Removing New York Lt. Gov. Brian Benjamin from the Democratic primary ballot won't be an easy lift, the state Board of Elections on Tuesday said. 

Benjamin resigned Tuesday after facing a five-count corruption indictment stemming from allegations he received campaign donations for his bid for New York City comptroller in exchange for state grant funding. 

Benjamin, a former state senator, was designated the Democratic Committee's preferred candidate for lieutenant governor in February at the party's nominating convention. That's where getting him off the ticket remains tricky. 

He cannot decline the nomination, a window that closed at the time of the state convention.

"His declination period closed back in February when he was designated at the State Convention," said Board of Elections spokesman John Conklin in an email. "He could have declined when his designation Certificate was filed then, but not now."

And the ways for removing any candidate from the ticket at this point are not easy: Death, declination or disqualification. 
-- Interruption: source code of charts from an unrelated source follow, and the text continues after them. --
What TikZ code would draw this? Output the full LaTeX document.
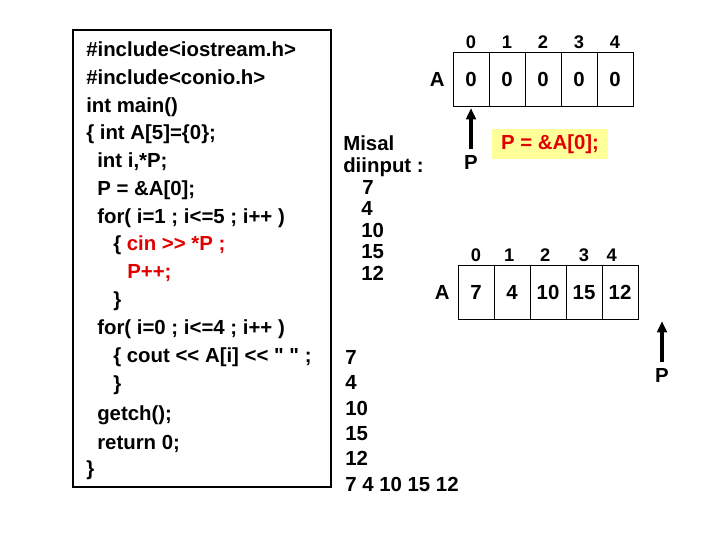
\documentclass[tikz,border=0pt]{standalone}
\usepackage{fontspec}
\setmainfont{Liberation Sans}[Ligatures=TeXOff]
\usetikzlibrary{arrows.meta,positioning}
\definecolor{codered}{RGB}{225,0,0}
\definecolor{noteyellow}{RGB}{255,255,153}
\newcommand{\codefont}{\fontsize{14.5}{17}\selectfont\bfseries}
\newcommand{\idxfont}{\fontsize{13}{15}\selectfont\bfseries}

\begin{document}
\begin{tikzpicture}[
		x=0.025cm, y=-0.025cm,
		codeline/.style={anchor=west, inner sep=0pt, text height=10pt, text depth=0pt, font=\codefont},
		redcode/.style={codeline, text=codered},
		cell/.style={rectangle, draw, line width=0.6pt, outer sep=0pt, minimum width=0.9cm, minimum height=1.35cm, text height=10pt, text depth=0pt, font=\codefont},
		index/.style={inner sep=0pt, text height=9pt, text depth=0pt, font=\idxfont},
		ptr/.style={-{Triangle[length=2.8mm, width=2.4mm]}, line width=2.2pt},
		note/.style={rectangle, fill=noteyellow, text=codered, font=\codefont, minimum width=2.88cm, minimum height=0.75cm}
		]
		\useasboundingbox (0,0) rectangle (720,540);

		% Code listing
		\draw[line width=1pt] (73,30) rectangle (331,487);
		\node[codeline] (l1) at (86,49) {\#include<iostream.h>};
		\node[codeline] (l2) at (86,77) {\#include<conio.h>};
		\node[codeline] (l3) at (86,105) {int main()};
		\node[codeline] (l4) at (86,132) {\{ int A[5]=\{0\};};
		\node[codeline] (l5) at (97,160) {int i,*P;};
		\node[codeline] (l6) at (97,188) {P = \&A[0];};
		\node[codeline] (l7) at (97,216) {for( i=1 ; i<=5 ; i++ )};
		\node[codeline] (l8) at (113,243) {\{ \textcolor{codered}{cin >> *P ;}};
		\node[redcode] (l9) at (127,271) {P++;};
		\node[codeline] (l10) at (113,299) {\}};
		\node[codeline] (l11) at (97,327) {for( i=0 ; i<=4 ; i++ )};
		\node[codeline] (l12) at (113,355) {\{ cout << A[i] << " " ;};
		\node[codeline] (l13) at (113,383) {\}};
		\node[codeline] (l14) at (97,413) {getch();};
		\node[codeline] (l15) at (97,442) {return 0;};
		\node[codeline] (l16) at (86,468) {\}};

		% Input example
		\node[codeline] (in1) at (343,143) {Misal};
		\node[codeline] (in2) at (343,165) {diinput :};
		\node[codeline] (in3) at (362,187) {7};
		\node[codeline] (in4) at (361,208) {4};
		\node[codeline] (in5) at (361,230) {10};
		\node[codeline] (in6) at (361,251) {15};
		\node[codeline] (in7) at (361,273) {12};

		% Output
		\node[codeline] (out1) at (345,357) {7};
		\node[codeline] (out2) at (345,382) {4};
		\node[codeline] (out3) at (345,408) {10};
		\node[codeline] (out4) at (345,433) {15};
		\node[codeline] (out5) at (345,458) {12};
		\node[codeline] (out6) at (345,484) {7 4 10 15 12};

		% Array before input
		\node[cell] (a0) at (471,79) {0};
		\node[cell, right=0pt of a0] (a1) {0};
		\node[cell, right=0pt of a1] (a2) {0};
		\node[cell, right=0pt of a2] (a3) {0};
		\node[cell, right=0pt of a3] (a4) {0};
		\node[codeline, anchor=east, left=0.2cm of a0] (aname) {A};
		\node[index, above=0.07cm of a0] (ai0) {0};
		\node[index, above=0.07cm of a1] (ai1) {1};
		\node[index, above=0.07cm of a2] (ai2) {2};
		\node[index, above=0.07cm of a3] (ai3) {3};
		\node[index, above=0.07cm of a4] (ai4) {4};

		% Pointer to A[0]
		\node[codeline, anchor=center] (p1) at (471,162) {P};
		\draw[ptr, shorten <=4pt, shorten >=1.5pt] (p1.north) -- (a0.south);
		\node[note] (assign) at (550,144) {P = \&A[0];};

		% Array after input
		\node[cell] (b0) at (476,292) {7};
		\node[cell, right=0pt of b0] (b1) {4};
		\node[cell, right=0pt of b1] (b2) {10};
		\node[cell, right=0pt of b2] (b3) {15};
		\node[cell, right=0pt of b3] (b4) {12};
		\node[codeline, anchor=east, left=0.2cm of b0] (bname) {A};
		\node[index, above=0.07cm of b0] (bi0) {0};
		\node[index, above=0.07cm of b1, xshift=-2] (bi1) {1};
		\node[index, above=0.07cm of b2, xshift=-2] (bi2) {2};
		\node[index, above=0.07cm of b3] (bi3) {3};
		\node[index, above=0.07cm of b4, xshift=-6] (bi4) {4};

		% Pointer past the end
		\node[codeline, anchor=center] (p2) at (662,375) {P};
		\coordinate (pend) at (662,319);
		\draw[ptr, shorten <=4pt, shorten >=1.5pt] (p2.north) -- (pend);

	\end{tikzpicture}
\end{document}
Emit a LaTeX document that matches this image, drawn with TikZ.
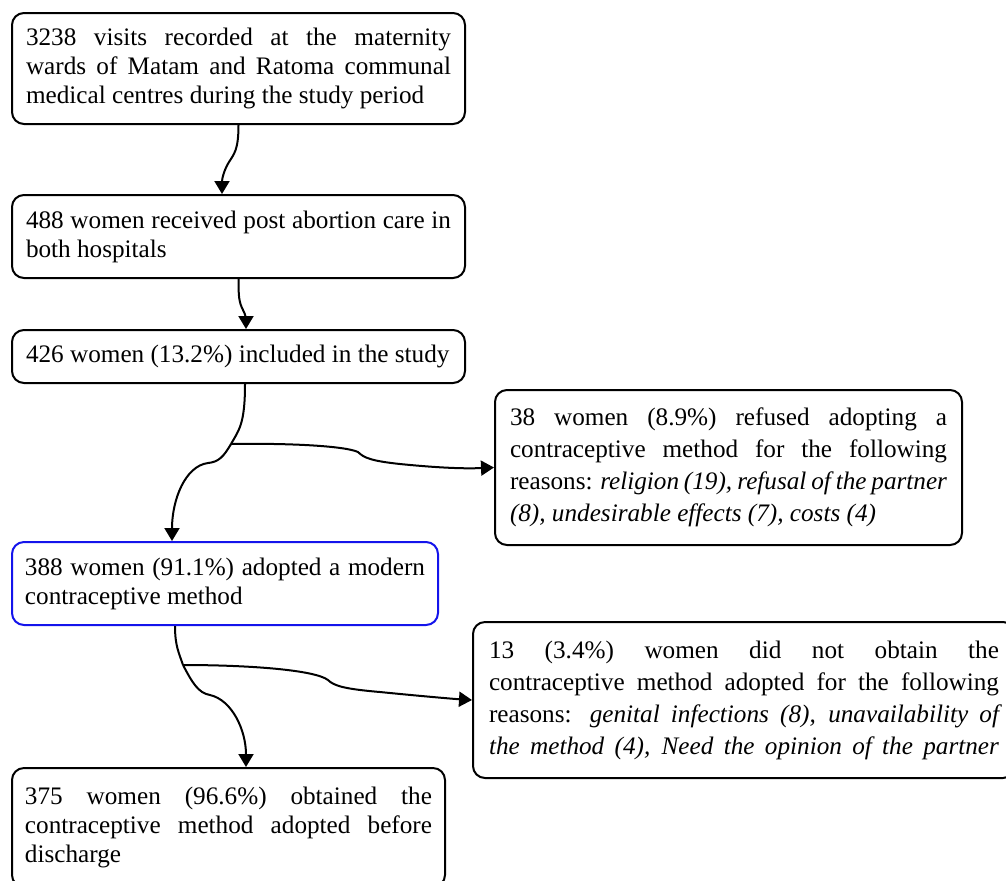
\documentclass[tikz,border=0pt]{standalone}
\usepackage{fontspec}
\setmainfont{Liberation Serif}
\usetikzlibrary{arrows.meta}
\definecolor{boxblue}{RGB}{20,20,235}

\begin{document}
\begin{tikzpicture}[x=0.5pt,y=-0.5pt]
\tikzstyle{every node}+=[inner ysep=0pt, font=\fontsize{12.6}{14.5}\selectfont]
\tikzstyle{flowbox}=[draw, line width=1pt, rounded corners=6pt, align=justify]
\tikzstyle{sidebox}=[flowbox, font=\fontsize{12.6}{16}\selectfont]
\tikzstyle{arr}=[line width=1pt, -{Triangle[length=6.5pt,width=7.5pt]}]
\useasboundingbox (0,0) rectangle (1006,880);
\node [flowbox, text width=212.5pt, inner xsep=7pt, minimum height=55.5pt] (visits) at (238.5,68.5)
  {3238 visits recorded at the maternity\linebreak wards of Matam and Ratoma communal\linebreak medical centres during the study period};
\node [flowbox, text width=212.5pt, inner xsep=7pt, minimum height=41.5pt] (received) at (238.5,236.5)
  {488 women received post abortion care in\linebreak both hospitals};
\node [flowbox, text width=212.5pt, inner xsep=7pt, minimum height=26.5pt] (included) at (238.5,356.5)
  {426 women (13.2\%) included in the study};
\node [sidebox, text width=218.5pt, inner xsep=7.5pt, minimum height=77.5pt] (refused) at (728.5,467.5)
  {38 women (8.9\%) refused adopting a\linebreak contraceptive method for the following\linebreak reasons: \textit{religion (19), refusal of the partner\linebreak (8), undesirable effects (7), costs (4)}};
\node [flowbox, draw=boxblue, text width=200pt, inner xsep=6.5pt, minimum height=41.5pt] (adopted) at (225,583.5)
  {388 women (91.1\%) adopted a modern contraceptive method};
\node [sidebox, text width=255pt, inner xsep=8pt, minimum height=78pt] (notobtained) at (744,700)
  {13 (3.4\%) women did not obtain the\linebreak contraceptive method adopted for the following\linebreak reasons: \textit{genital infections (8), unavailability of\linebreak the method (4), Need the opinion of the partner}\parfillskip=0pt\par};
\node [flowbox, text width=203.5pt, inner xsep=6.5pt, minimum height=59.5pt] (obtained) at (228.5,827.5)
  {375 women (96.6\%) obtained the\linebreak contraceptive method adopted before\linebreak discharge};
\coordinate (split1) at (231,444);
\coordinate (split2) at (183,665);
\draw [arr] (visits.south) .. controls +(0,25) and +(5,-8) .. (229,162) .. controls +(-5,8) and +(0,-15) .. ([xshift=-8.25pt]received.north);
\draw [arr] (received.south) .. controls +(0,18) and +(-4,-8) .. (243,310) .. controls +(3,5) and +(0,-8) .. ([xshift=3.75pt]included.north);
\draw [line width=1pt] ([xshift=3.25pt]included.south) .. controls +(0,40) and +(8,-14) .. (split1);
\draw [arr] (split1) .. controls (290,443) and (345,446) .. (358,452) .. controls (364,458) and (372,461) .. (400,464) .. controls (430,467) and (460,469) .. (refused.west);
\draw [arr] (split1) .. controls (224,456) and (219,462) .. (208,463) .. controls (185,466) and (172,500) .. ([xshift=-26.5pt]adopted.north);
\draw [line width=1pt] ([xshift=-25pt]adopted.south) .. controls +(0,20) and +(-4,-12) .. (split2);
\draw [arr] (split2) .. controls (250,665) and (315,670) .. (328,680) .. controls (334,686) and (345,689) .. (380,692) .. controls (420,696) and (455,699) .. (notobtained.west);
\draw [arr] (split2) .. controls (192,682) and (198,693) .. (210,695) .. controls (232,700) and (246,730) .. ([xshift=8.75pt]obtained.north);
\end{tikzpicture}
\end{document}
The nomination can be declined if nominated for a second office, or decline it from one ballot line if they lose a primary. 

Disqualification can occur if a candidate no longer meets qualifications for holding office: Being a U.S. citizen, at least 30 years of age or being a state resident immediately before the election. 

"A candidate for statewide office could move out of state to break the residency chain and thus become disqualified," Conklin wrote. 

Benjamin could also lose the Democratic primary this June. He faces Ana Maria Archila, the preferred running mate of gubernatorial candidate Jumaane Williams and U.S. Rep. Tom Suozzi's candidate, Diana Reyna.